Does the portion of profit from the sale of an orange grove attributable to an unmatured, unharvested crop of oranges constitute ordinary income rather than a capital gain for federal income tax purposes?


Opinions:

Majority - Mr. Justice Burton

Yes, the portion of the profit attributable to the unmatured crop constitutes ordinary income. The crop was property held by the taxpayer primarily for sale to customers in the ordinary course of business. Federal tax law, not state property law, determines the character of the income. The court applied the principle from Williams v. McGowan, which holds that the sale of a going business must be 'comminuted' into its fragments, with each asset class receiving separate tax treatment. Although the oranges were not yet mature, their essential character as the product of the business remained unchanged. Therefore, the gain attributable to their value is ordinary income, not capital gain.
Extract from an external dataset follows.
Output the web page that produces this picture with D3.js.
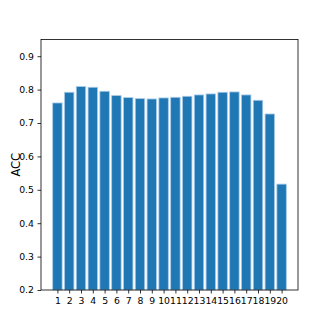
<!DOCTYPE html>
<html><head><meta charset="utf-8">
<script src="https://cdn.jsdelivr.net/npm/d3@7"></script>
<style>body{margin:0;background:#fff}svg{display:block}</style>
</head><body>
<script>
const categories = d3.range(1, 21);
const accValues = [0.760, 0.792, 0.809, 0.807, 0.795, 0.782, 0.776, 0.773, 0.772, 0.775,
                   0.777, 0.780, 0.784, 0.787, 0.792, 0.793, 0.784, 0.768, 0.727, 0.517];
const yTicks = [0.2, 0.3, 0.4, 0.5, 0.6, 0.7, 0.8, 0.9];
const yLabel = "ACC";

const W = 332, H = 332;
const m = {left: 41, right: 298, top: 39.5, bottom: 290};
const svg = d3.select("body").append("svg").attr("width", W).attr("height", H);

const x = d3.scaleLinear().domain([-0.39, 21.39]).range([m.left, m.right]);
const y = d3.scaleLinear().domain([0.2, 0.95]).range([m.bottom, m.top]);
const bw = 0.8;

svg.append("g").selectAll("rect").data(categories).enter().append("rect")
  .attr("x", (d) => x(d - bw/2))
  .attr("width", x(bw) - x(0))
  .attr("y", (d, i) => y(accValues[i]))
  .attr("height", (d, i) => y(0.2) - y(accValues[i]))
  .attr("fill", "#1f77b4")
  .attr("stroke", "#a8cbe8").attr("stroke-width", 0.8);

const font = "DejaVu Sans";
const xAxis = d3.axisBottom(x).tickValues(categories).tickFormat(d3.format("d")).tickSize(3.5).tickPadding(3.5);
const gx = svg.append("g").attr("transform", `translate(0,${m.bottom})`).call(xAxis);
const yAxis = d3.axisLeft(y).tickValues(yTicks).tickFormat(d3.format(".1f")).tickSize(3.5).tickPadding(3.5);
const gy = svg.append("g").attr("transform", `translate(${m.left},0)`).call(yAxis);
[gx, gy].forEach(g => {
  g.select(".domain").remove();
  g.selectAll("line").attr("stroke", "#000").attr("stroke-width", 0.8);
  g.selectAll("text").attr("font-family", font).attr("font-size", 9.3).attr("fill", "#000");
});

svg.append("rect").attr("x", m.left).attr("y", m.top)
  .attr("width", m.right - m.left).attr("height", m.bottom - m.top)
  .attr("fill", "none").attr("stroke", "#000").attr("stroke-width", 0.8);

svg.append("text").attr("transform", `translate(16,${(m.top + m.bottom)/2}) rotate(-90)`)
  .attr("text-anchor", "middle").attr("dominant-baseline", "central")
  .attr("font-family", font).attr("font-size", 11.5).attr("fill", "#000").text(yLabel);
</script>
</body></html>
Dissenting - Mr. Justice Minton

No, the profit should be treated as a capital gain. The unmatured oranges were part of the real property sold and should be treated as 'property used in the trade or business' under § 117(j). The taxpayer was in the business of selling mature fruit, not green fruit on the trees. The sale of the entire grove was an extraordinary transaction to exit the business, not a sale 'in the ordinary course of business' to a regular customer. Therefore, the entire lump-sum sale should be treated as the sale of a capital asset, qualifying for capital gains treatment.



Analysis:

This case solidifies the principle that the sale of a business must be broken down into its component assets for tax purposes, preventing taxpayers from converting ordinary income into capital gain by selling inventory along with the underlying capital assets. It established that an asset's character as 'property held for sale to customers' is determined by its ultimate purpose, regardless of its stage of development at the time of sale. While Congress prospectively changed the specific rule for unharvested crops in the Revenue Act of 1951, the underlying 'comminution' doctrine from this case and Williams v. McGowan remains a fundamental concept in business taxation.